● **WHAT IS REQUIRED**
Write out the data again exactly, skipping every picture.
++++ RECORDED DATA
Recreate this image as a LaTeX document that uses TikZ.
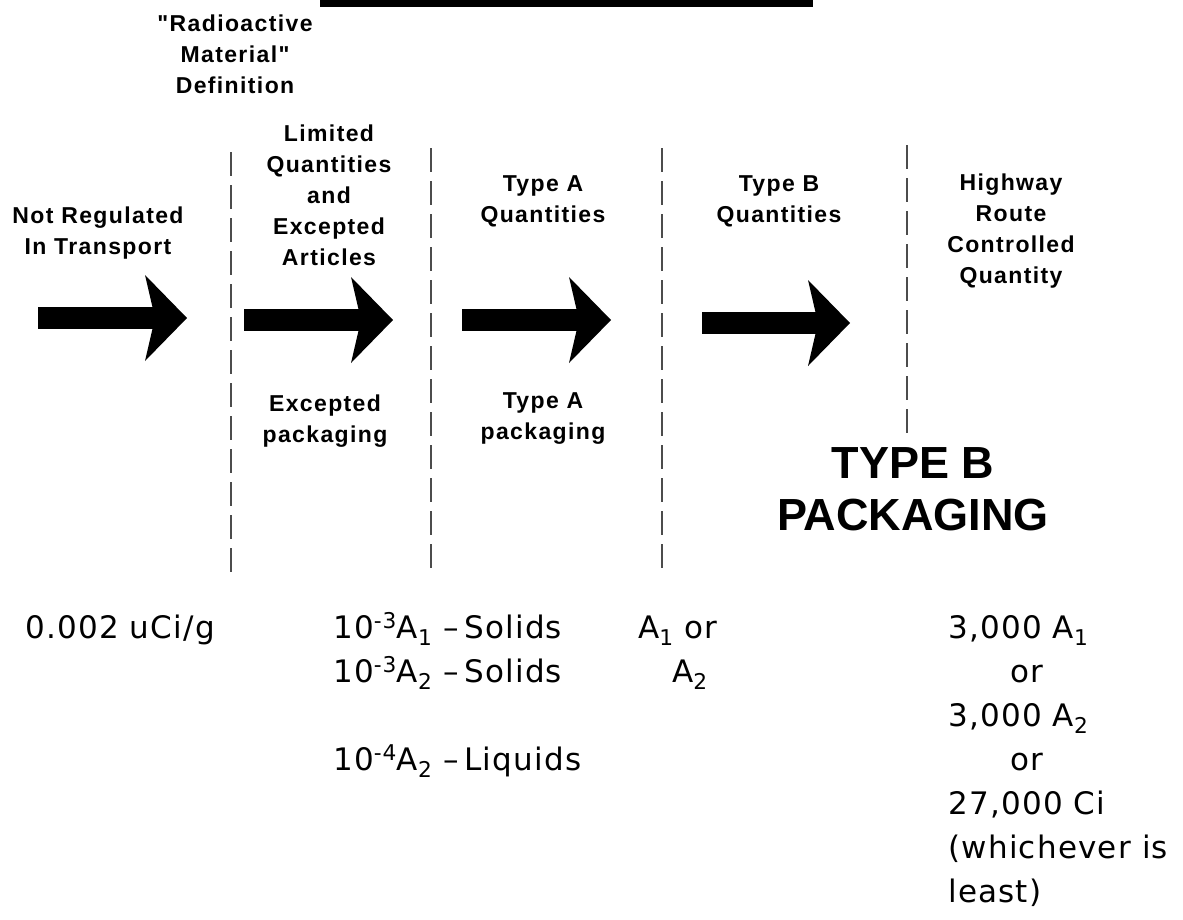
\documentclass[tikz,border=0pt]{standalone}
\usepackage{fontspec}
\newfontfamily\lblfont[LetterSpace=6]{Liberation Sans}
\newfontfamily\bigfont{Liberation Sans}
\newfontfamily\valfont[LetterSpace=4]{DejaVu Sans}
\usetikzlibrary{arrows.meta, positioning}

\begin{document}
\begin{tikzpicture}[
    x=1pt, y=-1pt,
    heading/.style={align=center, inner sep=0pt, anchor=north, font=\lblfont\bfseries\fontsize{23}{31}\selectfont},
    bigtext/.style={align=center, inner sep=0pt, anchor=north, font=\bigfont\bfseries\fontsize{45}{52}\selectfont},
    qty/.style={align=left, inner sep=0pt, anchor=base west, font=\valfont\fontsize{31}{44}\selectfont},
    divider/.style={draw=black!70, line width=1.5pt, dash pattern=on 24pt off 9pt},
    fatarrow/.style={line width=22pt, -{Stealth[length=42pt, width=86pt, inset=10pt, line width=0pt]}}
]
    \useasboundingbox (0,0) rectangle (1183,919);

    % bar at the top
    \fill (320,0) rectangle (813,7);

    % column headings
    \node[heading] (radmat) at (235,15) {"Radioactive\\Material"\\Definition};
    \node[heading] (notreg) at (98,207) {Not Regulated\\In Transport};
    \node[heading] (limited) at (329,125) {Limited\\Quantities\\and\\Excepted\\Articles};
    \node[heading] (typeaq) at (543,175) {Type A\\Quantities};
    \node[heading] (typebq) at (779,175) {Type B\\Quantities};
    \node[heading] (hrcq) at (1011,174) {Highway\\Route\\Controlled\\Quantity};

    % packaging
    \node[heading] (excpkg) at (325,395) {Excepted\\packaging};
    \node[heading] (typeapkg) at (543,392) {Type A\\packaging};
    \node[bigtext] (typebpkg) at (913,447) {TYPE B\\PACKAGING};

    % dashed dividers
    \draw[divider] (231,152) -- (231,574);
    \draw[divider] (431,148) -- (431,570);
    \draw[divider] (662,148) -- (662,570);
    \draw[divider] (907,145) -- (907,433);

    % arrows
    \foreach \n/\xs/\xe/\y in {1/38/187/318, 2/244/393/320, 3/462/611/320, 4/702/850/323} {
        \coordinate (s\n) at (\xs,\y);
        \coordinate (e\n) at (\xe,\y);
        \draw[fatarrow] (s\n) -- (e\n);
    }

    % limits (base = last line)
    \node[qty] (notregval) at (25,638) {0.002 uCi/g};
    \node[qty] (limitedval) at (333,770) {10\textsuperscript{-3}A\textsubscript{1} –\thinspace Solids\\10\textsuperscript{-3}A\textsubscript{2} –\thinspace Solids\\[44pt]10\textsuperscript{-4}A\textsubscript{2} –\thinspace Liquids};
    \node[qty] (typeaval) at (638,682) {A\textsubscript{1} or\\\hspace*{34pt}A\textsubscript{2}};
    \node[qty] (hrcqval) at (948,902) {3,000 A\textsubscript{1}\\\hspace*{62pt}or\\3,000 A\textsubscript{2}\\\hspace*{62pt}or\\27,000 Ci\\(whichever is\\least)};
\end{tikzpicture}
\end{document}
++++++++
● **FINISHED EXERCISE**
Recreate this image as a LaTeX document that uses TikZ.
\documentclass[tikz,border=0pt]{standalone}
\usepackage{fontspec}
\newfontfamily\lblfont[LetterSpace=6]{Liberation Sans}
\newfontfamily\bigfont{Liberation Sans}
\newfontfamily\valfont[LetterSpace=4]{DejaVu Sans}
\usetikzlibrary{arrows.meta, positioning}

\begin{document}
\begin{tikzpicture}[
    x=1pt, y=-1pt,
    heading/.style={align=center, inner sep=0pt, anchor=north, font=\lblfont\bfseries\fontsize{23}{31}\selectfont},
    bigtext/.style={align=center, inner sep=0pt, anchor=north, font=\bigfont\bfseries\fontsize{45}{52}\selectfont},
    qty/.style={align=left, inner sep=0pt, anchor=base west, font=\valfont\fontsize{31}{44}\selectfont},
    divider/.style={draw=black!70, line width=1.5pt, dash pattern=on 24pt off 9pt},
    fatarrow/.style={line width=22pt, -{Stealth[length=42pt, width=86pt, inset=10pt, line width=0pt]}}
]
    \useasboundingbox (0,0) rectangle (1183,919);

    % bar at the top
    \fill (320,0) rectangle (813,7);

    % column headings
    \node[heading] (radmat) at (235,15) {"Radioactive\\Material"\\Definition};
    \node[heading] (notreg) at (98,207) {Not Regulated\\In Transport};
    \node[heading] (limited) at (329,125) {Limited\\Quantities\\and\\Excepted\\Articles};
    \node[heading] (typeaq) at (543,175) {Type A\\Quantities};
    \node[heading] (typebq) at (779,175) {Type B\\Quantities};
    \node[heading] (hrcq) at (1011,174) {Highway\\Route\\Controlled\\Quantity};

    % packaging
    \node[heading] (excpkg) at (325,395) {Excepted\\packaging};
    \node[heading] (typeapkg) at (543,392) {Type A\\packaging};
    \node[bigtext] (typebpkg) at (913,447) {TYPE B\\PACKAGING};

    % dashed dividers
    \draw[divider] (231,152) -- (231,574);
    \draw[divider] (431,148) -- (431,570);
    \draw[divider] (662,148) -- (662,570);
    \draw[divider] (907,145) -- (907,433);

    % arrows
    \foreach \n/\xs/\xe/\y in {1/38/187/318, 2/244/393/320, 3/462/611/320, 4/702/850/323} {
        \coordinate (s\n) at (\xs,\y);
        \coordinate (e\n) at (\xe,\y);
        \draw[fatarrow] (s\n) -- (e\n);
    }

    % limits (base = last line)
    \node[qty] (notregval) at (25,638) {0.002 uCi/g};
    \node[qty] (limitedval) at (333,770) {10\textsuperscript{-3}A\textsubscript{1} –\thinspace Solids\\10\textsuperscript{-3}A\textsubscript{2} –\thinspace Solids\\[44pt]10\textsuperscript{-4}A\textsubscript{2} –\thinspace Liquids};
    \node[qty] (typeaval) at (638,682) {A\textsubscript{1} or\\\hspace*{34pt}A\textsubscript{2}};
    \node[qty] (hrcqval) at (948,902) {3,000 A\textsubscript{1}\\\hspace*{62pt}or\\3,000 A\textsubscript{2}\\\hspace*{62pt}or\\27,000 Ci\\(whichever is\\least)};
\end{tikzpicture}
\end{document}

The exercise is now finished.